Gay Blackstone predicts “an explosion” of women pursuing magic in the next five to 10 years. I’ll take that bet.

13 thoughts on “Magic Ethics: Making Sexism Appear Out Of Nothing!

  1. I find the notion that women cannot be inspired by men as sexist as the notion that blacks cannot be inspired by whites (or vice versa on both counts) to be racist.

    Individuals are inspired by other individuals, regardless of skin color or sex. It’s only the Hive Mind that insists on proportional tribal representation.

  2. Basketball is sexist because the NBA All-Star team was judged to be more talented than the WNBA All-Star team, even when shooting the same shots.

      • It probably doesn’t matter. The point was to mock people who don’t understand that just because 2 people do the same thing, one can do it more skillfully. Maybe playing a musical instrument is a better example. I can play an instrument. I can hit the notes correctly. There are a bunch of people who play the instrument more skillfully, however. Even though we are hitting the same notes for the same amount of time and playing the same composition, one will be more skillful than another (and the skillful one probably won’t be me).

  3. “The Social Psychological Bulletin found that male magicians were judged to be more impressive than women, even when performing identical tricks.”

    I am no magician, but I would bet that a great deal of the appeal of any given magician is the presentation. (I am a lawyer and I think I have a fairly well-developed courtroom demeanor is particularly suited to my personality (for better or worse).)

    Take 10 different magicians and you will probably get 10 different takes on an “identical” trick. Okay, maybe there would not be 10 different takes, but to say that the tricks are “identical” creates a huge question.

    It made me think of comedians. Henny Youngman, Rodney Dangerfield, and Steven Wright all kind of relied on one-liners. But, they probably could not tell each other’s jokes, because part of their joke was the delivery.

    Then, that got me thinking about the joke, The Aristocrats, https://en.wikipedia.org/wiki/The_Aristocrats which is pretty much an “identical” joke, even though it varies depending on the comedian delivering it.
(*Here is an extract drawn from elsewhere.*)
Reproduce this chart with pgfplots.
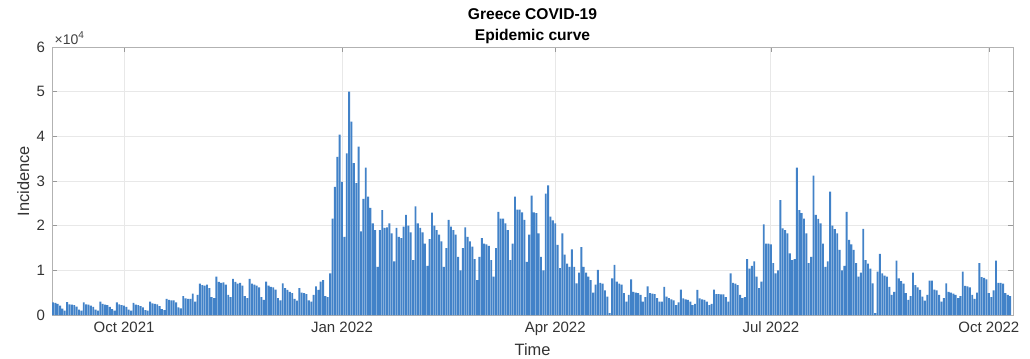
\documentclass[border=0pt]{standalone}
\usepackage{fontspec}
\setmainfont{Liberation Sans}
\usepackage{pgfplots}
\pgfplotsset{compat=1.18}
\definecolor{barblue}{RGB}{66,130,200}
\begin{document}
\begin{tikzpicture}
\pgfplotsset{every axis title shift=0pt}
\begin{axis}[name=ax,
  scale only axis, width=480.5pt, height=134pt,
  xmin=-0.4, xmax=405.2, ymin=0, ymax=60000,
  ybar, bar width=0.8, bar shift=0pt,
  xtick={30,122,212,303,395},
  xticklabels={Oct 2021,Jan 2022,Apr 2022,Jul 2022,Oct 2022},
  ytick={0,10000,20000,30000,40000,50000,60000},
  yticklabels={0,1,2,3,4,5,6},
  scaled y ticks=false,
  grid=major, major grid style={black!9, line width=0.4pt},
  axis line style={black!30}, tick style={black!40}, tick align=inside,
  major tick length=2.5pt,
  ticklabel style={font=\fontsize{7.5}{9}\selectfont, text=black!80},
  /pgf/number format/assume math mode=true,
  xlabel={Time}, ylabel={Incidence},
  x label style={at={([yshift=-20pt]axis description cs:0.5,0)}, anchor=base, font=\fontsize{8.2}{10}\selectfont, text=black!80},
  y label style={at={([xshift=-11.5pt]axis description cs:0,0.5)}, anchor=base, font=\fontsize{8.2}{10}\selectfont, text=black!80},
  title={Greece COVID-19\\Epidemic curve},
  title style={at={(axis description cs:0.5,1)}, anchor=south, inner sep=0pt, yshift=1.4pt, align=center, font=\bfseries\fontsize{7.8}{10.6}\selectfont},
]
\addplot[fill=barblue, draw=none] coordinates {
(0,2800)(1,2700)(2,2500)(3,2100)(4,1400)(5,1000)
(6,2900)(7,2400)(8,2300)(9,2200)(10,1900)(11,1200)(12,1000)
(13,2800)(14,2400)(15,2300)(16,2100)(17,1800)(18,1200)(19,1000)
(20,3000)(21,2500)(22,2300)(23,2200)(24,1800)(25,1300)(26,1000)
(27,2800)(28,2400)(29,2200)(30,2100)(31,1800)(32,1200)(33,1000)
(34,2700)(35,2300)(36,2200)(37,2000)(38,1700)(39,1100)(40,1000)
(41,3000)(42,2600)(43,2500)(44,2400)(45,2000)(46,1300)(47,1100)
(48,3600)(49,3400)(50,3300)(51,3300)(52,2800)(53,1700)(54,1500)
(55,4200)(56,3700)(57,3600)(58,3600)(59,4800)(60,3000)(61,4500)
(62,7000)(63,6700)(64,6600)(65,6800)(66,6000)(67,4000)(68,3800)
(69,8600)(70,7400)(71,7200)(72,7300)(73,6800)(74,4500)(75,4000)
(76,8100)(77,7400)(78,7000)(79,7200)(80,6600)(81,4200)(82,3800)
(83,8100)(84,7000)(85,6800)(86,6600)(87,6200)(88,4000)(89,3400)
(90,7500)(91,6600)(92,6300)(93,6200)(94,5700)(95,3800)(96,3300)
(97,7100)(98,6000)(99,5600)(100,5200)(101,4900)(102,3600)(103,3200)
(104,6000)(105,5000)(106,4900)(107,4700)(108,3300)(109,3000)(110,4500)
(111,6400)(112,5600)(113,7500)(114,7800)(115,4200)(116,4000)(117,9300)
(118,21600)(119,28700)(120,35400)(121,40400)(122,29800)(123,17500)(124,36200)
(125,50000)(126,43300)(127,34000)(128,29500)(129,37700)(130,18700)(131,26000)
(132,33000)(133,26500)(134,24000)(135,20500)(136,19000)(137,10800)(138,19000)
(139,23500)(140,19500)(141,19600)(142,20500)(143,18300)(144,12000)(145,19500)
(146,17500)(147,17200)(148,19800)(149,22400)(150,20000)(151,18500)(152,12300)
(153,24300)(154,20500)(155,19500)(156,18500)(157,16000)(158,11000)(159,17000)
(160,22900)(161,20000)(162,19000)(163,18000)(164,16500)(165,10800)(166,15000)
(167,21300)(168,19800)(169,19000)(170,18000)(171,13000)(172,10000)(173,15000)
(174,19600)(175,17500)(176,16500)(177,15300)(178,12500)(179,7800)(180,13000)
(181,17200)(182,16000)(183,15800)(184,15500)(185,12300)(186,8600)(187,15000)
(188,23100)(189,21600)(190,21600)(191,20500)(192,19000)(193,12300)(194,16000)
(195,26500)(196,23600)(197,23600)(198,23000)(199,21300)(200,11900)(201,18000)
(202,26700)(203,23000)(204,22800)(205,18300)(206,13000)(207,10000)(208,27200)
(209,29000)(210,22000)(211,21200)(212,20500)(213,15700)(214,10500)(215,18300)
(216,13500)(217,11500)(218,10800)(219,14700)(220,10800)(221,7100)(222,9500)
(223,15200)(224,10800)(225,9500)(226,8600)(227,7800)(228,5000)(229,6800)
(230,10100)(231,7200)(232,7000)(233,5500)(234,4100)(235,400)(236,8200)
(237,11200)(238,7500)(239,7000)(240,6800)(241,4900)(242,3000)(243,4500)
(244,8000)(245,5200)(246,5000)(247,4900)(248,4500)(249,3000)(250,4000)
(251,6400)(252,4900)(253,4800)(254,4700)(255,3800)(256,3000)(257,3000)
(258,6300)(259,4100)(260,3800)(261,3500)(262,3300)(263,2200)(264,2800)
(265,5700)(266,3700)(267,3500)(268,3400)(269,3000)(270,2200)(271,2500)
(272,5600)(273,3700)(274,3500)(275,3400)(276,3000)(277,2200)(278,2500)
(279,5700)(280,4700)(281,4700)(282,4600)(283,4600)(284,4000)(285,3000)
(286,9300)(287,7200)(288,7000)(289,6700)(290,4500)(291,3800)(292,4000)
(293,12500)(294,10400)(295,11000)(296,12000)(297,8600)(298,6000)(299,7500)
(300,20300)(301,16000)(302,16000)(303,15800)(304,11600)(305,9300)(306,10000)
(307,25700)(308,19400)(309,19000)(310,18300)(311,13800)(312,12300)(313,12500)
(314,33000)(315,23500)(316,22800)(317,21600)(318,18300)(319,11600)(320,13000)
(321,31200)(322,22400)(323,21500)(324,20500)(325,16000)(326,10800)(327,12000)
(328,27600)(329,20000)(330,19200)(331,18300)(332,14600)(333,10000)(334,11000)
(335,23100)(336,16800)(337,15800)(338,14600)(339,11600)(340,8600)(341,9500)
(342,19300)(343,12300)(344,11500)(345,10400)(346,7100)(347,400)(348,9700)
(349,13700)(350,9300)(351,8800)(352,8600)(353,6300)(354,4500)(355,5200)
(356,12200)(357,8200)(358,7600)(359,7000)(360,4900)(361,3400)(362,4200)
(363,9500)(364,6700)(365,6200)(366,5600)(367,4100)(368,3200)(369,4500)
(370,7700)(371,7700)(372,5700)(373,5500)(374,4500)(375,3000)(376,3800)
(377,7100)(378,5200)(379,5000)(380,4800)(381,4500)(382,3800)(383,4200)
(384,9700)(385,6500)(386,6400)(387,6200)(388,4500)(389,3600)(390,5000)
(391,11600)(392,8500)(393,8300)(394,8000)(395,4900)(396,4000)(397,5500)
(398,12200)(399,7200)(400,7200)(401,7000)(402,4900)(403,4500)(404,4200)
};
\end{axis}
\node[anchor=south west, inner sep=0pt, yshift=1.2pt, font=\fontsize{7}{8}\selectfont, text=black!75] at (ax.north west) {\,×10\textsuperscript{4}};
\pgfresetboundingbox
\path[use as bounding box] ([xshift=-26pt,yshift=-21.5pt]ax.south west) rectangle ([xshift=8.5pt,yshift=23.5pt]ax.north east);
\end{tikzpicture}
\end{document}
So, even when the point of the joke is always the same, it relies on the personality of the specific comedian delivering it.

    Another comparison could be made with the theater or movies. Is Olivier’s movie, Henry V, identical to Kenneth Branaugh’s Henry V.

    I guess that, when I read that line, it seemed quite implausible that two magicians perform “identical” tricks. It may be the same trick, but it is not the same performance.

    -Jut

    • That point was immediately obvious to everyone who read the post except for the psychologists whose profession requires that they don’t recognize such things. Psychologists, in contrast to those who understood the issue, are highly trained observers of human nature and behavior.

  4. Your comment on hand sizes seems logical to me. I love the idea of magic tricks, but I can’t shuffle cards with a bridge because my hands are too small. I have to shuffle cards differently than most people to accommodate my grasp. Similarly, I think that I play piano fairly well, but I can’t play Mendelssohn correctly with his emphasis on tenths, since my hands get pretty sore with lots of octaves.

  5. I find the underrepresentation of women as coal miners to be of far greater importance since coal (despite the “green” agenda) forms the foundation of many, if not most, economies of the world. Are women being prevented from participating in this important economic activity? Are there barriers to entry that affect only women in the coal mining industry? Who knows? The most probable answer, however, is the one that psychologists, and anyone else in the “soft sciences” refuse to discuss – women avoid coal mining because they hate getting their hands dirty, dislike backbreaking work, do not find it “glamourous” and see it as a poor effort vs reward fit.